Extra mcc flags for JIT builds.

MATE_EXTRA_LDFLAGS

empty

Extra linker flags for JIT builds.

MATE_MCC

auto-detected

Override the mcc compiler path used by JIT builds.

MATE JIT builds also honor common build-tool variables such as CXX for the host C++ compiler and MAX_JOBS for ninja parallelism.

Guard Allocator Debugging

Variable

Default

Meaning

MATE_GUARD_ALLOCATOR_AUTO_INSTALL

unset

Internal bootstrap flag used by mate guard-run

MATE_GUARD_ALLOCATOR_MODE

unset

Internal guard allocator mode for bootstrap and replay

MATE_GUARD_ALLOCATOR_SYNC_ON_FREE

unset

Internal flag controlling device sync before guarded frees

MATE_GUARD_ALLOCATOR_LOG_ALLOCATIONS

unset

Internal flag controlling guarded alloc/free logging

The MATE_GUARD_ALLOCATOR_* variables are internal bootstrap details and are usually set by MATE itself when preparing guarded child processes. Use mate guard-run or the Python mate.memory_debug.install_guard_allocator() API for normal guard allocator debugging. The guard allocator is host-only C++ and does not need MATE_MUSA_ARCH_LIST; that variable only controls MATE JIT/AOT modules that compile MUSA kernels.

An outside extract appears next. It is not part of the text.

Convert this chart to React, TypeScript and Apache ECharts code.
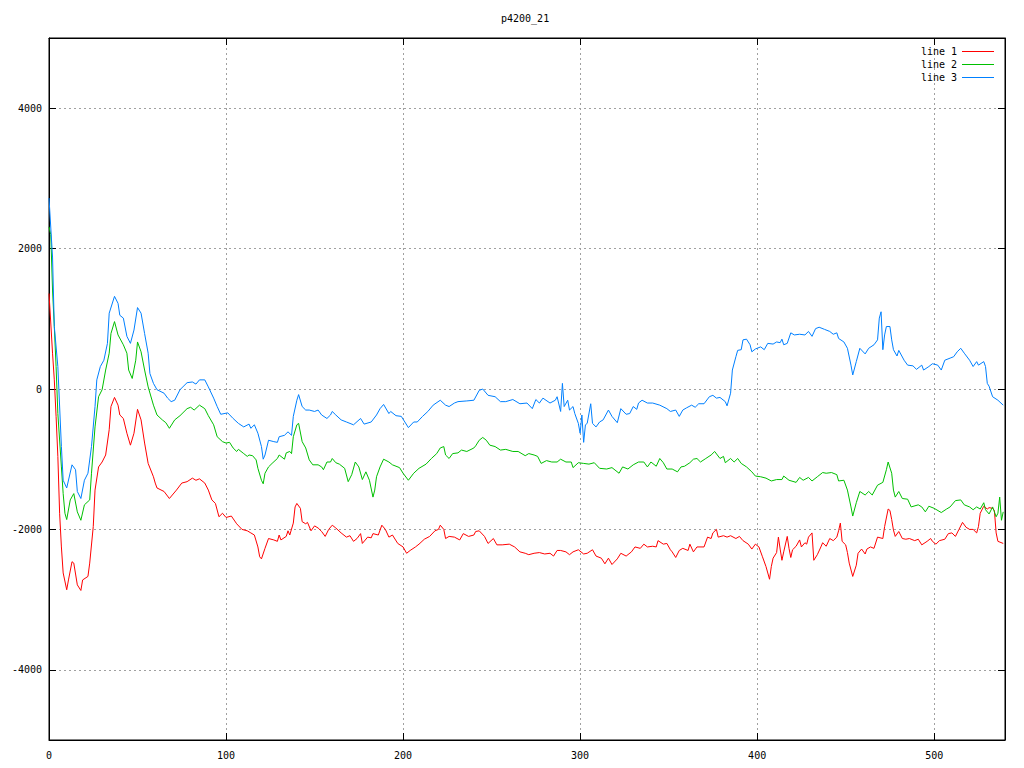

Diagnostic and Test-Only Variables

Variable

Default

Meaning

MATE_PYTEST_GUARD_ALLOC

0

Enable the guarded allocator by default for MATE repository pytest runs

MATE_PYTEST_GUARD_MODE

tail

Default MATE repository pytest guard allocator mode: tail or head

MATE_PYTEST_GUARD_LOG_ALLOCATIONS

0

Log guarded alloc/free events during MATE repository pytest runs

MATE_DRY_RUN

0

Internal test/diagnostic mode used by MATE tests; not intended as a normal user runtime setting

MATE_PYTEST_SHARD_TOTAL

1

Number of shards to dispatch all the tests to

MATE_PYTEST_SHARD_INDEX

0

Index of current shard

MATE_PYTEST_SHARD_MODE

file

Shard dispatch mode. Currently, only file mode is supported

When MATE_PYTEST_SHARD_TOTAL > 1, test_fmha.py tests will dominate the last shard.

The MATE_PYTEST_GUARD_* variables are consumed by MATE’s in-repository pytest conftest.py; they are not installed as a general pytest plugin for external projects. Prefer mate guard-run for user-facing guarded allocator debug sessions.